Вот ведь глубокий дефект, уже и не бред, а разорванная речь, но еще видны остатки личности — симпатичной личности. Но словоизвержение это может продолжаться бесконечно.
— Ну хорошо, хорошо, Ирина Федоровна, все-таки нужно вам погулять. Давайте договоримся: я сейчас здесь обойду и пойду в сад — и вы со мной.
— С вами, Виталий Сергеевич, хоть на край света. Я с сумасшедшими бабами не хожу. А когда я учила анатомию, я нашла мышцы в мозгу, от которых он напрягается, когда очень думаешь…
— Потом, Ирина Федоровна, потом!
Виталий поспешно отошел к кровати в коридоре, где лежала старушка Клюева. Лежала целыми днями, ни о чем не просила.
— Как вы себя чувствуете, Валентина Кузьминична?
— А хорошо.
— Кашляете?
— А кашляю. Все время кашляю.
— Вот видите, а говорите, хорошо. Ну, а почему попали к нам, не вспомнили?
— А нет, не вспомнила.
— И не интересно знать?
— А нет, чего интересного.
— А где родились, помните?
— Не-а.
— А в каком году?
— А не помню. Давно-о!
— Дома вы о чем-то сами с собой разговаривали. О чем, не помните? И с кем? Голос слышали?
— И не знаю такого.
Так можно было спрашивать о чем угодно. Терапевту ее нужно показать, вот что!
В дверях надзорки — вернее, в дверном проеме, потому что настоящих дверей нет ни в одной палате: не полагается, и только вход в инсулиновую занавешен простыней — сидела Маргарита Львовна; ногой она упиралась в противоположный косяк, так что получался как бы шлагбаум. Рядом с Маргаритой Львовной сидела Меньшикова. Старые врачи рассказывали, что когда-то Меньшикова была красавицей — во что легко было поверить, потому что и сейчас ее лицо оставалось приятным: смуглая, черноволосая, со слегка раскосыми глазами — похожа на узбечку.
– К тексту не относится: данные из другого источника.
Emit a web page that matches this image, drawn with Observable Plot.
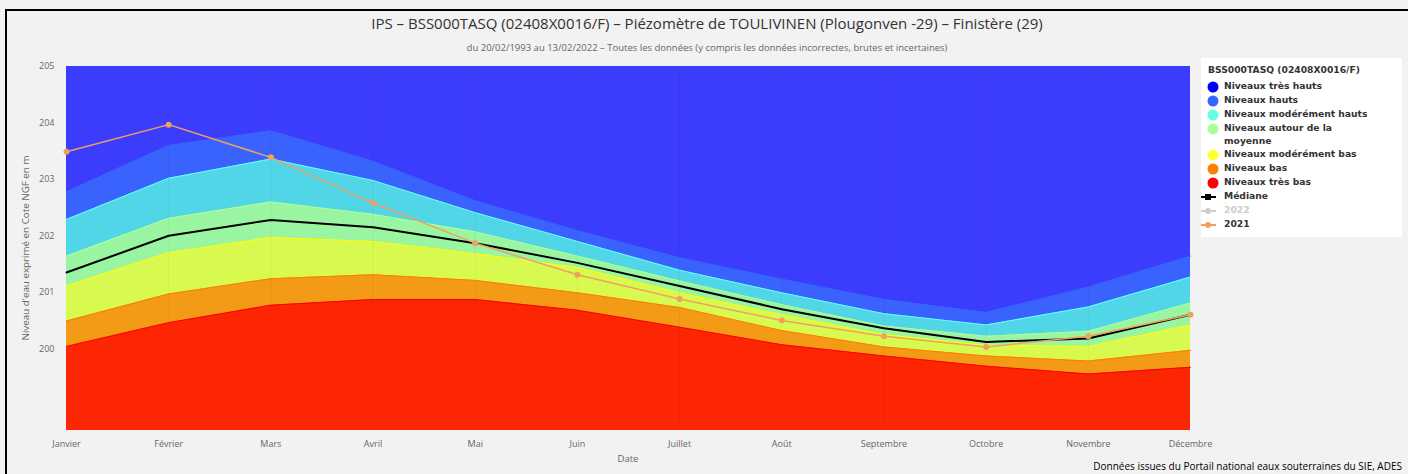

Больна она уже лет двадцать, а последнее ее поступление так растянулось, что она безвыходно в больнице года три. Состояние все время колеблется, в последнее время немного улучшилось. Виталий вывел ее из надзорки — и вот она сама уселась при входе: плохой признак — значит, снова там окажется.
При приближении Виталия Маргарита Львовна поднялась. Вид у нее все еще был оскорбленный.
— Новая больная поступила, Виталий Сергеевич. Ввели ей аминазин, как вы назначили. Устроила тут нам гастроль. Сейчас спит.
Виталий заглянул: Вера Сахарова спала, укутанная простынями, остальные его больные с надзором ушли гулять — делать в надзорке было нечего.
— Теперь уже раскутайте ее.
— Вы не видели, Виталий Сергеевич, какую она выдала гастроль! Доре Никифоровне ногой в живот! Меня поцарапала.
— Сочувствую, Маргарита Львовна, и охотно верю. И все-таки распеленайте. Она будет спокойнее.
— Если вы приказываете.
— Вот именно: приказываю. Когда вы поймете, что больных не наказывают! Их лечат.
Утреннее раздражение не прошло, оказывается. Маргарита Львовна промолчала, но вид ее сделался еще более оскорбленным. Ну и пусть. Виталий обратился к Меньшиковой:
— А вы зачем здесь сидите, Галина Дмитриевна? Как будто боитесь чего-то: жметесь к сестре. Шли бы гулять.
— Нравится мне, вот и сижу. А вы только ходите и всюду подсматриваете.
— Все из первой палаты стремятся, а вы как будто снова сюда хотите. Как вам на новом месте? Как соседи показались?
— Подозрительные они. Особенно та, что справа.
— Что же они вам могут сделать?
— Что-нибудь могут. Возьмут да и зарежут ночью.
Да, вот и вывел из надзорки. Все сначала.
— Выпишите меня, Виталий Сергеевич!
— Как же вас выписать, если вы и тут боитесь кого-то?
— А я дома в комнате запрусь и никого пускать не буду! И на улицу не выйду!
— Какой же смысл выписываться, если дома запретесь?
— А все равно домой хочется!
— Вылечиться надо сначала.
Дежурная фраза! Как будто Виталий хоть на йоту верит, что Меньшикова на двадцать первом году болезни может вылечиться?
— А если не вылечусь? Что ж, что больная? Больной тоже домой хочется! Может, еще больше, чем здоровой!
Бывает: бредовая, дефектная — и вдруг так пронзительно! Виталий отошел молча.